Internal Representations of Children and Adolescents in Care (Five Rivers)
Ongoing research and evaluation projects have been taking place with children and adolescents in both foster and residential care. These studies are part of a collaboration with Five Rivers Child Care Ltd. (FRCC), an independent fostering agency, that provides fostering, residential care and other services for children who have suffered neglect, abuse, trauma or family breakdown.
As part of this, the Anna Freud Centre has been instrumental in supporting FRCC’s assessment process, including a range of standardised measures, and its research programme. Within the FRCC assessment protocol, initial assessments include a number of measures. These are completed at around three weeks following placement and repeated at yearly intervals.
There is a second level of assessment that is offered and provided for those children and young people whose scores on the primary measures demonstrate a raised level of concern.
Several separate studies have already been published in journals around the assessment process, the experience of assessment protocol, the Story Stem Assessment Profile (SSAP), sexual abuse and dissociation. Further papers around reactive attachment, adolescent dissociation, conduct disorder and residential care are currently being submitted or are close to completion.

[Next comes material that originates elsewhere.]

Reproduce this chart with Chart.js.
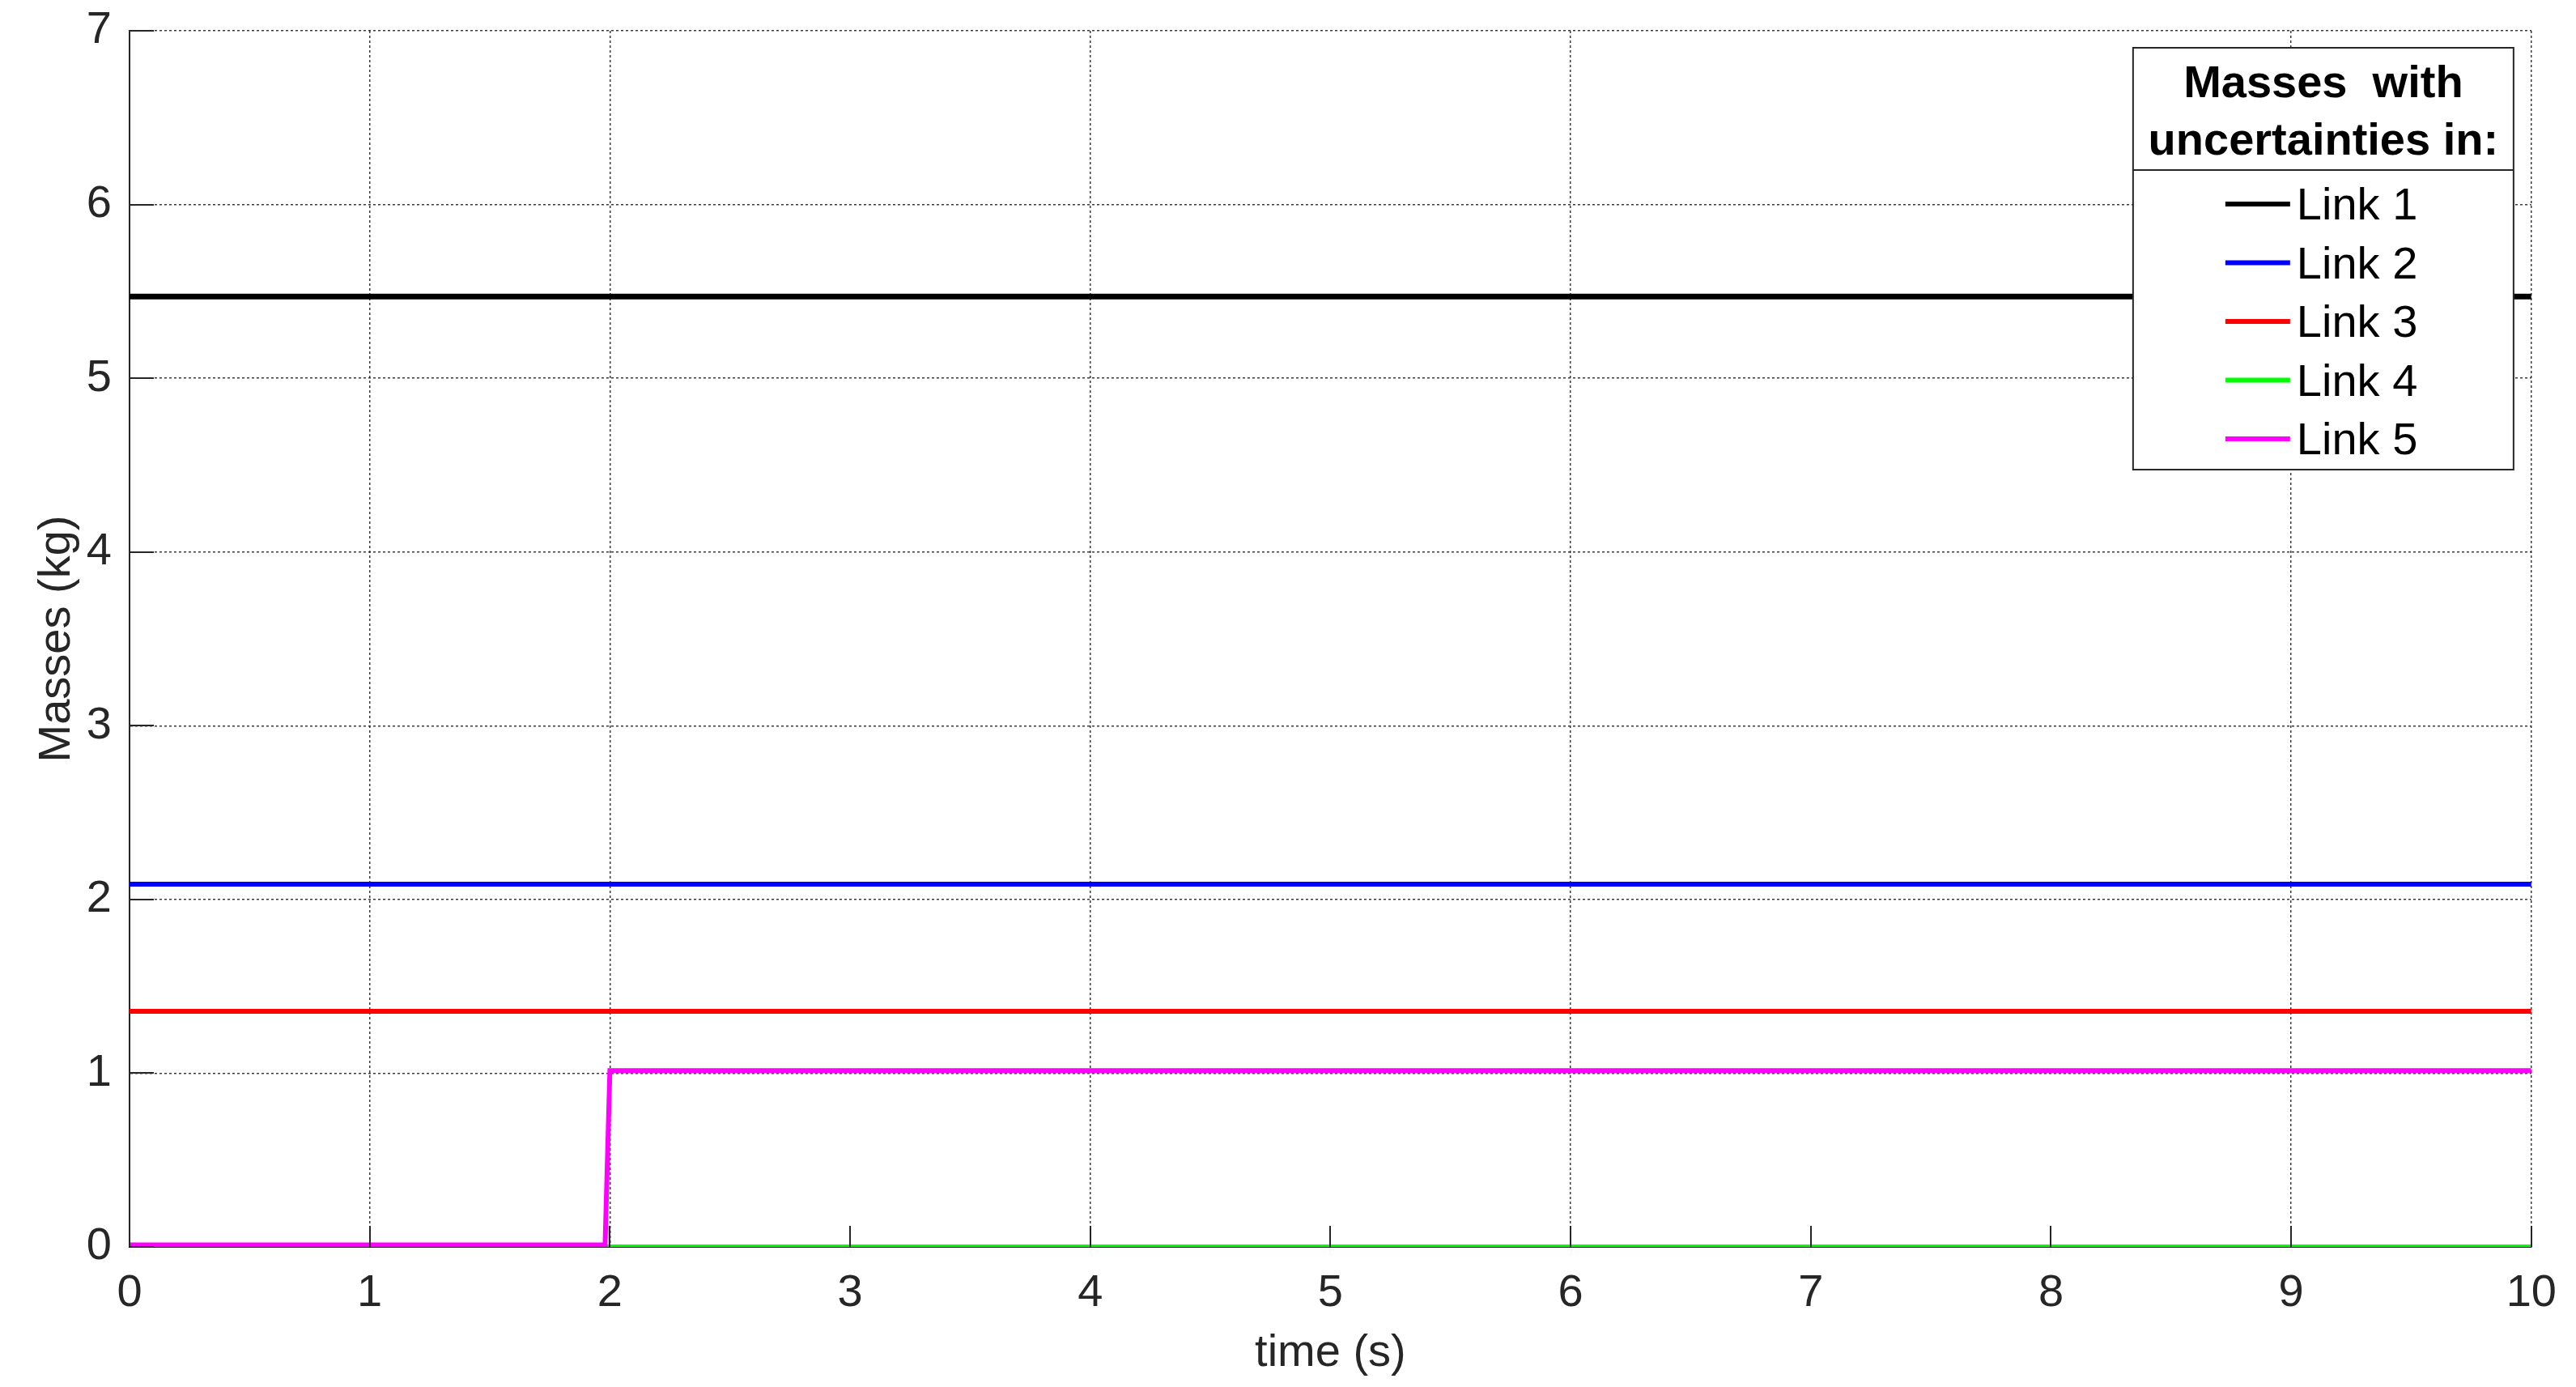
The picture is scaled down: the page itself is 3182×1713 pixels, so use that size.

As part of ChAPTRe’s collaboration with Five Rivers, PhD student Asa Kerr-Davis is centring his doctoral research on the conceptualisation and assessment of epistemic trust within foster care relationships. His project comprises an interview study with care-experienced young people (aged 16-25) and foster carers from Five Rivers to explore their experiences of epistemic trust and mistrust within their fostering relationships and the development of a new epistemic trust code for the SSAP, using existing assessment data collected at Five Rivers.